C'est lors du meeting d'Alger le 17 mai 1953 que dans l'enthousiasme de son commentaire, Jacques Noetinger a qualifié de « Patrouille de France » la formation de quatre F84G. Depuis, elle a fait son chemin en passant par de multiples appareils comme le Stampe, le Vampire ou plus récemment le fabuleux Fouga Magister. Elle est aujourd'hui dotée d'Alpha jet, ces mêmes avions utilisés pour la formation des pilotes de chasses dans cette armée. C'est un avion d'entraînement destiné à l'écolage. Mais en patrouille, le pilotage devient un exercice différent, demandant des gestes particuliers, une concentration absolue, un savoir faire unique…un pilotage s'adressant à l'élite.
Le rythme des journées est effréné. Ce qui marque le plus, à mon sens, c'est le respect des horaires à la minute. Si le briefing est prévu à 14h53, alors il ne commencera pas avant, même si tous les protagonistes sont prêts. La rigueur militaire est respectée, c'est très certainement un gage de leur réussite. Ils effectuent deux vols quotidiens, un le matin et un l'après-midi. Ils s'entraînent généralement au-dessus de Plan-De-Dieu, mais peuvent faire des séances verticales Salon ou aller s'entraîner au-dessus de la mer (souvent à Solenzara avant les meetings, mais cette année, ce fût Cazaux en raison des événements Libyens).
Un vol se prépare une heure et demie avant en commençant par répartir des taches précises entre pilotes comme téléphoner pour prendre les derniers bulletins météo. Ils s'habillent de leur combinaison anti-G, et commencent à faire le vide, à se concentrer. Il vient ensuite le temps du fameux briefing, 40 minutes avant le départ, où la célèbre musique est jouée par les huit pilotes. Cette séance se tient normalement à huis clos, mais nous aurons la chance d'être admis. Un spectacle bluffant. Les pilotes s'immergent dans l'avion, miment les gestes qu'ils devront effectuer, s'expriment comme ils devront le faire. Un sentiment de sécurité et de confiance émane alors de ces Hommes. Tout est prévu et l'imprévu sera maîtrisé car il est déjà pensé. Dans leurs gestes, un détail attire l'œil : le mouvement de leurs doigts est presque toujours un effleurement ; et pour cause, la gouverne de profondeur n'est manipulée que par l'intermédiaire du trim. Quand ils nous disent que le pilotage ne ressemble à rien d'autre, ce genre de détail nous le prouve, à nous passionnés et connaisseurs. Une fois cette phase clôturée, ils finissent de se préparer rapidement.
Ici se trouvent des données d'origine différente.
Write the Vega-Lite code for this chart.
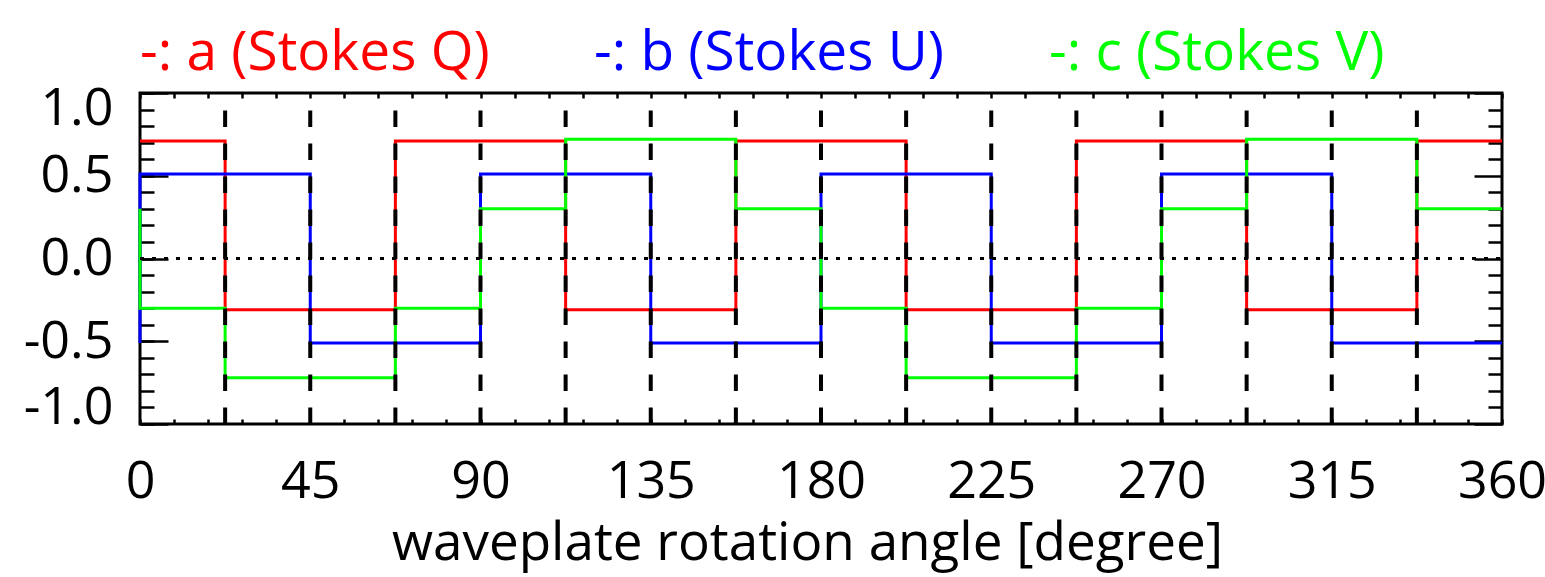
{
  "$schema": "https://vega.github.io/schema/vega-lite/v6.json",
  "width": 1362,
  "height": 331,
  "autosize": {"type": "none"},
  "padding": {"left": 140, "top": 93, "right": 43, "bottom": 153},
  "background": "white",
  "config": {
    "view": {"stroke": "black", "strokeWidth": 3},
    "font": "Open Sans",
    "axis": {
      "domain": false, "grid": false, "tickColor": "black", "tickWidth": 2.5,
      "labelColor": "black", "labelFont": "Open Sans", "labelFontSize": 52,
      "titleFont": "Open Sans", "titleFontSize": 53, "titleFontWeight": "normal", "titleColor": "black"
    }
  },
  "datasets": {
    "stokes": [
      {"series": "-: a (Stokes Q)", "i": 0, "angle": 0, "value": 0.71},
      {"series": "-: a (Stokes Q)", "i": 1, "angle": 22.5, "value": -0.31},
      {"series": "-: a (Stokes Q)", "i": 2, "angle": 67.5, "value": 0.71},
      {"series": "-: a (Stokes Q)", "i": 3, "angle": 112.5, "value": -0.31},
      {"series": "-: a (Stokes Q)", "i": 4, "angle": 157.5, "value": 0.71},
      {"series": "-: a (Stokes Q)", "i": 5, "angle": 202.5, "value": -0.31},
      {"series": "-: a (Stokes Q)", "i": 6, "angle": 247.5, "value": 0.71},
      {"series": "-: a (Stokes Q)", "i": 7, "angle": 292.5, "value": -0.31},
      {"series": "-: a (Stokes Q)", "i": 8, "angle": 337.5, "value": 0.71},
      {"series": "-: a (Stokes Q)", "i": 9, "angle": 360, "value": 0.71},
      {"series": "-: b (Stokes U)", "i": 0, "angle": 0, "value": -0.51},
      {"series": "-: b (Stokes U)", "i": 1, "angle": 0, "value": 0.51},
      {"series": "-: b (Stokes U)", "i": 2, "angle": 45, "value": -0.51},
      {"series": "-: b (Stokes U)", "i": 3, "angle": 90, "value": 0.51},
      {"series": "-: b (Stokes U)", "i": 4, "angle": 135, "value": -0.51},
      {"series": "-: b (Stokes U)", "i": 5, "angle": 180, "value": 0.51},
      {"series": "-: b (Stokes U)", "i": 6, "angle": 225, "value": -0.51},
      {"series": "-: b (Stokes U)", "i": 7, "angle": 270, "value": 0.51},
      {"series": "-: b (Stokes U)", "i": 8, "angle": 315, "value": -0.51},
      {"series": "-: b (Stokes U)", "i": 9, "angle": 360, "value": -0.51},
      {"series": "-: c (Stokes V)", "i": 0, "angle": 0, "value": 0.30},
      {"series": "-: c (Stokes V)", "i": 1, "angle": 0, "value": -0.30},
      {"series": "-: c (Stokes V)", "i": 2, "angle": 22.5, "value": -0.72},
      {"series": "-: c (Stokes V)", "i": 3, "angle": 67.5, "value": -0.30},
      {"series": "-: c (Stokes V)", "i": 4, "angle": 90, "value": 0.30},
      {"series": "-: c (Stokes V)", "i": 5, "angle": 112.5, "value": 0.72},
      {"series": "-: c (Stokes V)", "i": 6, "angle": 157.5, "value": 0.30},
      {"series": "-: c (Stokes V)", "i": 7, "angle": 180, "value": -0.30},
      {"series": "-: c (Stokes V)", "i": 8, "angle": 202.5, "value": -0.72},
      {"series": "-: c (Stokes V)", "i": 9, "angle": 247.5, "value": -0.30},
      {"series": "-: c (Stokes V)", "i": 10, "angle": 270, "value": 0.30},
      {"series": "-: c (Stokes V)", "i": 11, "angle": 292.5, "value": 0.72},
      {"series": "-: c (Stokes V)", "i": 12, "angle": 337.5, "value": 0.30},
      {"series": "-: c (Stokes V)", "i": 13, "angle": 360, "value": 0.30}
    ],
    "boundaries": [
      {"angle": 22.5}, {"angle": 45}, {"angle": 67.5}, {"angle": 90},
      {"angle": 112.5}, {"angle": 135}, {"angle": 157.5}, {"angle": 180},
      {"angle": 202.5}, {"angle": 225}, {"angle": 247.5}, {"angle": 270},
      {"angle": 292.5}, {"angle": 315}, {"angle": 337.5}
    ]
  },
  "resolve": {"axis": {"x": "independent", "y": "independent"}},
  "layer": [
    {
      "data": {"name": "stokes"},
      "mark": {"type": "line", "interpolate": "step-after", "strokeWidth": 3},
      "encoding": {
        "x": {
          "field": "angle", "type": "quantitative",
          "scale": {"domain": [0, 360], "nice": false, "zero": false},
          "axis": {
            "orient": "bottom",
            "values": [0, 9, 18, 27, 36, 45, 54, 63, 72, 81, 90, 99, 108, 117, 126, 135, 144, 153, 162, 171, 180, 189, 198, 207, 216, 225, 234, 243, 252, 261, 270, 279, 288, 297, 306, 315, 324, 333, 342, 351, 360],
            "tickSize": -5,
            "labelExpr": "datum.value % 45 == 0 ? datum.label : ''",
            "labelOverlap": false,
            "labelFlush": false,
            "labelPadding": 37,
            "titlePadding": 10,
            "titleX": 667,
            "title": "waveplate rotation angle [degree]"
          }
        },
        "y": {
          "field": "value", "type": "quantitative",
          "scale": {"domain": [-1, 1], "nice": false, "zero": false},
          "axis": {
            "orient": "left",
            "values": [-1, -0.5, 0, 0.5, 1],
            "tickSize": -28,
            "labelPadding": 55,
            "labelFlush": true,
            "labelFlushOffset": 10,
            "labelOverlap": false,
            "labelExpr": "(datum.value < 0 ? '-' : '') + format(abs(datum.value), '.1f')",
            "title": null
          }
        },
        "color": {
          "field": "series", "type": "nominal",
          "scale": {"domain": ["-: a (Stokes Q)", "-: b (Stokes U)", "-: c (Stokes V)"], "range": ["#ff0000", "#0000ff", "#00ff00"]},
          "legend": {
            "orient": "top", "direction": "horizontal", "title": null,
            "symbolSize": 0, "symbolStrokeWidth": 0, "symbolOpacity": 0,
            "labelOffset": -55, "labelFont": "Open Sans", "labelFontSize": 55,
            "labelLimit": 1000, "columnPadding": 104, "offset": 10,
            "encode": {"labels": {"update": {"fill": {"scale": "color", "field": "value"}}}}
          }
        },
        "order": {"field": "i", "type": "quantitative"}
      }
    },
    {
      "data": {"name": "boundaries"},
      "mark": {"type": "rule", "color": "black", "strokeWidth": 4, "strokeDash": [16.5, 16.5]},
      "encoding": {
        "x": {
          "field": "angle", "type": "quantitative",
          "axis": {
            "orient": "top",
            "values": [0, 9, 18, 27, 36, 45, 54, 63, 72, 81, 90, 99, 108, 117, 126, 135, 144, 153, 162, 171, 180, 189, 198, 207, 216, 225, 234, 243, 252, 261, 270, 279, 288, 297, 306, 315, 324, 333, 342, 351, 360],
            "tickSize": -5, "labels": false, "title": null
          }
        },
        "y": {
          "datum": -1, "type": "quantitative",
          "axis": {
            "orient": "left",
            "values": [-1, -0.9, -0.8, -0.7, -0.6, -0.5, -0.4, -0.3, -0.2, -0.1, 0, 0.1, 0.2, 0.3, 0.4, 0.5, 0.6, 0.7, 0.8, 0.9, 1],
            "tickSize": -14, "labels": false, "title": null
          }
        },
        "y2": {"datum": 1}
      }
    },
    {
      "data": {"values": [{}]},
      "mark": {"type": "rule", "color": "black", "strokeWidth": 3, "strokeDash": [4, 8]},
      "encoding": {
        "x": {"datum": 0, "type": "quantitative", "axis": null},
        "x2": {"datum": 360},
        "y": {
          "datum": 0, "type": "quantitative",
          "axis": {
            "orient": "right",
            "values": [-1, -0.9, -0.8, -0.7, -0.6, -0.5, -0.4, -0.3, -0.2, -0.1, 0, 0.1, 0.2, 0.3, 0.4, 0.5, 0.6, 0.7, 0.8, 0.9, 1],
            "tickSize": {"condition": {"test": "abs(datum.value) == 0.5 || abs(datum.value) == 1 || datum.value == 0", "value": -28}, "value": -14},
            "labels": false, "title": null
          }
        }
      }
    }
  ]
}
Ils n'ont alors plus que 20 minutes pour gagner leurs avions, s'attacher, démarrer et décoller. Les mécaniciens ont déjà prévu et les as de la voltige n'ont plus qu'à s'installer sans se soucier de la machine et de l'environnement annexe.
La répétition se fera verticale Salon, un cadre magique et emblématique avec les paysages provençaux et l'école de l'air en arrière plan. Nous aurons droit à deux cœurs.
Après le posé, chaque avion roule sur ce taxi way pour regagner sa place.  Ils sont donc passés devant nous, avec un petit signe de la main de chacun en clôture de cette fantastique journée.
Toujours présents tout au long de cette journée, d'une sublime ouverture d'esprit, ces hommes et ces femmes font partager leur passion et leur savoir avec enthousiasme, joie et humour. Ce sont lors de tels moments que l'on prend conscience que le milieu aéronautique est non seulement unique, mais aussi vecteur de sentiments formateurs pour notre vie.